A: During my senior year of college one of my professors told me a friend of hers was working on a book and wanted to interview me. I declined. I wasn’t interested in the whole “South-Central-as-petting-zoo” thing. Then my home girl said the teacher might mess around and fail me for rejecting her friend, so I ended up calling the author and doing the interview. She was real nice and asked me if I had ever written anything. I ended up giving her one of a number of short stories I had written for my brothers’ kids and for the kids of my homies serving life sentences."


Wow. Seltzer sounds egregiously white. It's a wonder that her agent heard Seltzer slinging those "homies" and "home girl"'s around at lunch meetings and thought to herself, "she is completely authentic and her story is perfectly believable."

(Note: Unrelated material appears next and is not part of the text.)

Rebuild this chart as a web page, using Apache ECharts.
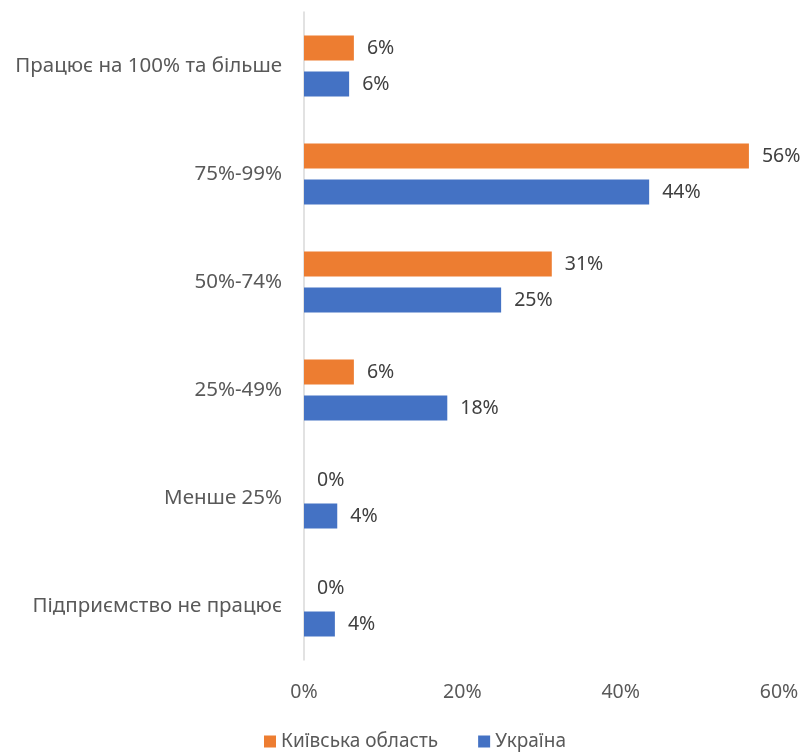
<!DOCTYPE html>
<html>
<head>
<meta charset="utf-8">
<script src="https://cdn.jsdelivr.net/npm/echarts@6/dist/echarts.min.js"></script>
<style>
  html, body { margin: 0; padding: 0; background: #fff; }
  #chart { width: 807px; height: 753px; }
</style>
</head>
<body>
<div id="chart"></div>
<script>
var categories = ['Працює на 100% та більше', '75%-99%', '50%-74%', '25%-49%', 'Менше 25%', 'Підприємство не працює'];
var kyivValues = [6.3, 56.2, 31.3, 6.3, 0, 0];
var ukraineValues = [5.7, 43.6, 24.9, 18.1, 4.2, 3.9];
var xTicks = [0, 20, 40, 60];

var chart = echarts.init(document.getElementById('chart'));
var font = 'Noto Sans';

function pctLabel(p) { return Math.round(p.value) + '%'; }

var option = {
    animation: false,
    textStyle: { fontFamily: font },
    grid: { left: 304, right: 28, top: 12, bottom: 93 },
    legend: {
        bottom: -3,
        left: 259,
        icon: 'rect',
        itemWidth: 12,
        itemHeight: 12,
        itemGap: 40,
        itemTextGap: 6,
        textStyle: { fontSize: 19, color: '#595959', fontFamily: font },
        data: ['Київська область', 'Україна']
    },
    xAxis: {
        type: 'value',
        min: 0,
        max: 60,
        interval: 20,
        splitLine: { show: false },
        axisLine: { show: false },
        axisTick: { show: false },
        axisLabel: {
            fontSize: 19.5,
            color: '#595959',
            margin: 22,
            formatter: function (v) { return xTicks.indexOf(v) >= 0 ? v + '%' : ''; }
        }
    },
    yAxis: {
        type: 'category',
        inverse: true,
        data: categories,
        axisLine: { show: true, lineStyle: { color: '#d9d9d9', width: 1.5 } },
        axisTick: { show: false },
        axisLabel: { fontSize: 20.5, color: '#595959', margin: 22 }
    },
    series: [
        {
            name: 'Київська область',
            type: 'bar',
            data: kyivValues,
            barWidth: 25,
            barGap: '44%',
            itemStyle: { color: '#ED7D31' },
            label: { show: true, position: 'right', distance: 13, fontSize: 19.5, color: '#404040', formatter: pctLabel }
        },
        {
            name: 'Україна',
            type: 'bar',
            data: ukraineValues,
            barWidth: 25,
            barGap: '44%',
            itemStyle: { color: '#4472C4' },
            label: { show: true, position: 'right', distance: 13, fontSize: 19.5, color: '#404040', formatter: pctLabel }
        }
    ]
};
chart.setOption(option);
</script>
</body>
</html>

I think the fact that this book hasn't been out for more than few days makes this fake memoir scandal less impactful than the James Frey debacle a couple years back, or the J.T. Leroy/Laura Albert brouhaha last year. Frey, as you'll remember, fooled Oprah and millions of readers, and Albert conned dozens of cool "indie" writers as well as thousands of readers, myself included. But where Frey exaggerated to the point of lying, and Albert created a dreamily horrific hard-luck life out of whole cloth and then wrote stories supposedly informed by that life, Seltzer imagined a hard-scrabble childhood that, one might safely assume, is actually being lived/endured in cities all over the country by, mostly, minorities. Of course she's not the first privileged white person to invent a poorer, more ethno-centric past for themselves to lend themselves a little "street cred" (Vanilla Ice, anyone?), but it's just as off-putting in this instance as it's ever been. It's like the rich stealing the character they lack from the poor.

But the publisher of "Love and Consequences", Riverhead Books, is also, I think, equally culpable in this half-perpetrated con. One would think that after James Frey was exposed as a fabulist, and after Oprah shamed the industry (or attempted to shame) into fact-checking their would-be memoirists, that the least publishers could do was verify the most easily-verifiable claims made in the memoirs they publish. A fact-checker could easily find out, for example, whether or not a woman named Margaret B. Jones graduated from the University of Oregon in the year Jones claims she did. Jones/Seltzer did not go to that school, but because no one asked this question (or any other), Seltzer managed to string her agent, her editor, and her publisher along for 3 years while they all worked on "Love and Consequences." With their help, Seltzer very nearly duped thousands of readers.

If publishers continue to insist that fact-checking is not their responsibility, the credibility of memoirs as authentic and reasonably truthful works of art is diminished, and this in turn hurts those memoirists who aren't making up the facts of their lives for the sake of book sales. But some of these more outlandish memoirs don't seem to require a lengthy and exhaustive fact-checking to find those first telling cracks in their stories. Like the woman who recently admitted her memoir, in which she is raised, in part, by wolves, was made up. How hard is it really to guess that that lady's whole goal was to tell lies? And when a white, 33-year old, U. of Oregon alum says she was a drug-runner for gangs in South Central Los Angeles when she was growing up, don't you, the publisher, at the very least, make a phone call? If the corporations who own all the publishers don't want to employ fact-checkers, that's one thing, but when agents and editors won't even use their own god-given common sense to separate the talented liars from the merely talented, then maybe the publishing industry's doomed to be forever disconnected from the readers they're supposed to be selling to. And they wonder why they're not selling more books.

Admittedly, I'm not a big memoir guy, but reading about Seltzer's fabrications so soon after Frey and Albert were exposed for theirs, makes me think the publishing industry needs to address what looks like a growing problem sooner than later.